==== RECORDED DATA
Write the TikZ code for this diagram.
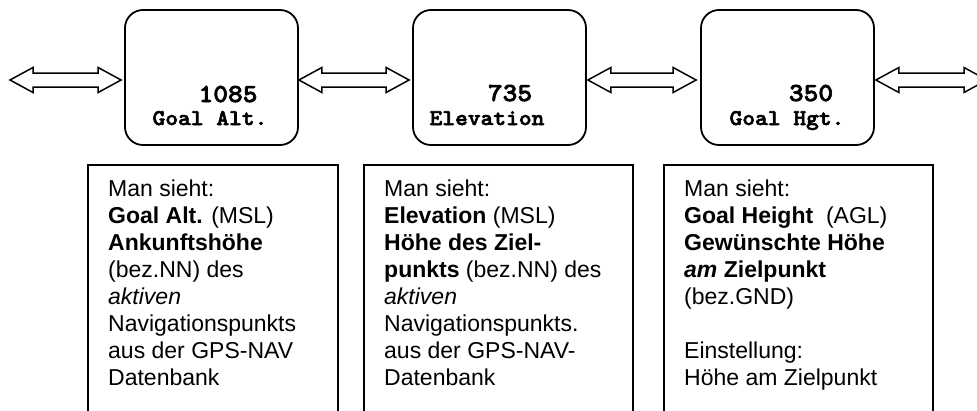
\documentclass[tikz,border=0pt]{standalone}
\usepackage{fontspec}
\setsansfont{Liberation Sans}
\newfontfamily\valfont{lmmonolt10-bold.otf}[FakeBold=2.5, FakeStretch=1.08]
\usetikzlibrary{calc}

\tikzset{
  valbox/.style={draw, line width=1.8pt, rounded corners=18pt,
    minimum width=173pt, minimum height=135pt, inner sep=0pt},
  numtext/.style={font=\valfont\fontsize{26}{26}\selectfont,
    anchor=base, inner sep=0pt},
  labtext/.style={font=\valfont\fontsize{22.5}{22.5}\selectfont,
    anchor=base, inner sep=0pt},
  infobox/.style={draw, line width=1.6pt, minimum height=270pt,
    anchor=north west, inner sep=0pt},
  infotext/.style={font=\sffamily\fontsize{23}{27}\selectfont,
    align=left, anchor=north west, inner sep=0pt},
  linkarrow/.style={draw, line width=1.5pt, line join=miter, fill=white},
}

% hollow double-headed block arrow between two points
\newcommand\twoway[2]{%
  \draw[linkarrow] (#1) -- ++(23,-12.5) -- ++(0,5.5)
    -- ($(#2)+(-23,-7)$) -- ++(0,-5.5) -- (#2) -- ++(-23,12.5)
    -- ++(0,-5.5) -- ($(#1)+(23,7)$) -- ++(0,5.5) -- cycle;}

\begin{document}
\begin{tikzpicture}[x=1pt, y=-1pt]
  \fill[white] (0,0) rectangle (977,410);
  \useasboundingbox (0,0) rectangle (977,410);
  \clip (0,0) rectangle (977,410);

  % display boxes
  \node[valbox] (b1) at (211.5,77.5) {};
  \node[valbox] (b2) at (499.5,77.5) {};
  \node[valbox] (b3) at (787.5,77.5) {};

  \node[numtext] (n1) at (228,102) {1085};
  \node[labtext] (l1) at (210,125) {Goal Alt.};
  \node[numtext] (n2) at (510,101) {735};
  \node[labtext] (l2) at (487,125) {Elevation};
  \node[numtext] (n3) at (811,101) {350};
  \node[labtext] (l3) at (787,125) {Goal Hgt.};

  % arrow end points
  \coordinate (lfree) at (10,80);
  \coordinate (rfree) at (987,80);
  \path ($(b1.west)+(-3,2.5)$) coordinate (b1w)
        ($(b1.east)+(0,2.5)$)  coordinate (b1e)
        ($(b2.west)+(-3,2.5)$) coordinate (b2w)
        ($(b2.east)+(1,2.5)$)  coordinate (b2e)
        ($(b3.west)+(-4,2.5)$) coordinate (b3w)
        ($(b3.east)+(1,2.5)$)  coordinate (b3e);

  \twoway{lfree}{b1w}
  \twoway{b1e}{b2w}
  \twoway{b2e}{b3w}
  \twoway{b3e}{rfree}

  % description boxes
  \node[infobox, minimum width=250pt] (iA) at (87,164) {};
  \node[infobox, minimum width=269pt] (iB) at (363,164) {};
  \node[infobox, minimum width=269pt] (iC) at (663,164) {};

  \node[infotext] (tA) at (108,180) {Man sieht:\\
    \textbf{Goal Alt.} (MSL)\\
    \textbf{Ankunftshöhe}\\
    (bez.NN) des\\
    \textit{aktiven}\\
    Navigationspunkts\\
    aus der GPS-NAV\\
    Datenbank};

  \node[infotext] (tB) at (384,180) {Man sieht:\\
    \textbf{Elevation} (MSL)\\
    \textbf{Höhe des Ziel-}\\
    \textbf{punkts} (bez.NN) des\\
    \textit{aktiven}\\
    Navigationspunkts.\\
    aus der GPS-NAV-\\
    Datenbank};

  \node[infotext] (tC) at (684,180) {Man sieht:\\
    \textbf{Goal Height}\ \ (AGL)\\
    \textbf{Gewünschte Höhe}\\
    \textbf{\textit{am} Zielpunkt}\\
    (bez.GND)\\[27pt]
    Einstellung:\\
    Höhe am Zielpunkt};
\end{tikzpicture}
\end{document}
========
● **TASK REQUIREMENTS**
Set down the complete material exactly, but do not include the images.

● **RESULT FOR THIS TASK**
Write the TikZ code for this diagram.
\documentclass[tikz,border=0pt]{standalone}
\usepackage{fontspec}
\setsansfont{Liberation Sans}
\newfontfamily\valfont{lmmonolt10-bold.otf}[FakeBold=2.5, FakeStretch=1.08]
\usetikzlibrary{calc}

\tikzset{
  valbox/.style={draw, line width=1.8pt, rounded corners=18pt,
    minimum width=173pt, minimum height=135pt, inner sep=0pt},
  numtext/.style={font=\valfont\fontsize{26}{26}\selectfont,
    anchor=base, inner sep=0pt},
  labtext/.style={font=\valfont\fontsize{22.5}{22.5}\selectfont,
    anchor=base, inner sep=0pt},
  infobox/.style={draw, line width=1.6pt, minimum height=270pt,
    anchor=north west, inner sep=0pt},
  infotext/.style={font=\sffamily\fontsize{23}{27}\selectfont,
    align=left, anchor=north west, inner sep=0pt},
  linkarrow/.style={draw, line width=1.5pt, line join=miter, fill=white},
}

% hollow double-headed block arrow between two points
\newcommand\twoway[2]{%
  \draw[linkarrow] (#1) -- ++(23,-12.5) -- ++(0,5.5)
    -- ($(#2)+(-23,-7)$) -- ++(0,-5.5) -- (#2) -- ++(-23,12.5)
    -- ++(0,-5.5) -- ($(#1)+(23,7)$) -- ++(0,5.5) -- cycle;}

\begin{document}
\begin{tikzpicture}[x=1pt, y=-1pt]
  \fill[white] (0,0) rectangle (977,410);
  \useasboundingbox (0,0) rectangle (977,410);
  \clip (0,0) rectangle (977,410);

  % display boxes
  \node[valbox] (b1) at (211.5,77.5) {};
  \node[valbox] (b2) at (499.5,77.5) {};
  \node[valbox] (b3) at (787.5,77.5) {};

  \node[numtext] (n1) at (228,102) {1085};
  \node[labtext] (l1) at (210,125) {Goal Alt.};
  \node[numtext] (n2) at (510,101) {735};
  \node[labtext] (l2) at (487,125) {Elevation};
  \node[numtext] (n3) at (811,101) {350};
  \node[labtext] (l3) at (787,125) {Goal Hgt.};

  % arrow end points
  \coordinate (lfree) at (10,80);
  \coordinate (rfree) at (987,80);
  \path ($(b1.west)+(-3,2.5)$) coordinate (b1w)
        ($(b1.east)+(0,2.5)$)  coordinate (b1e)
        ($(b2.west)+(-3,2.5)$) coordinate (b2w)
        ($(b2.east)+(1,2.5)$)  coordinate (b2e)
        ($(b3.west)+(-4,2.5)$) coordinate (b3w)
        ($(b3.east)+(1,2.5)$)  coordinate (b3e);

  \twoway{lfree}{b1w}
  \twoway{b1e}{b2w}
  \twoway{b2e}{b3w}
  \twoway{b3e}{rfree}

  % description boxes
  \node[infobox, minimum width=250pt] (iA) at (87,164) {};
  \node[infobox, minimum width=269pt] (iB) at (363,164) {};
  \node[infobox, minimum width=269pt] (iC) at (663,164) {};

  \node[infotext] (tA) at (108,180) {Man sieht:\\
    \textbf{Goal Alt.} (MSL)\\
    \textbf{Ankunftshöhe}\\
    (bez.NN) des\\
    \textit{aktiven}\\
    Navigationspunkts\\
    aus der GPS-NAV\\
    Datenbank};

  \node[infotext] (tB) at (384,180) {Man sieht:\\
    \textbf{Elevation} (MSL)\\
    \textbf{Höhe des Ziel-}\\
    \textbf{punkts} (bez.NN) des\\
    \textit{aktiven}\\
    Navigationspunkts.\\
    aus der GPS-NAV-\\
    Datenbank};

  \node[infotext] (tC) at (684,180) {Man sieht:\\
    \textbf{Goal Height}\ \ (AGL)\\
    \textbf{Gewünschte Höhe}\\
    \textbf{\textit{am} Zielpunkt}\\
    (bez.GND)\\[27pt]
    Einstellung:\\
    Höhe am Zielpunkt};
\end{tikzpicture}
\end{document}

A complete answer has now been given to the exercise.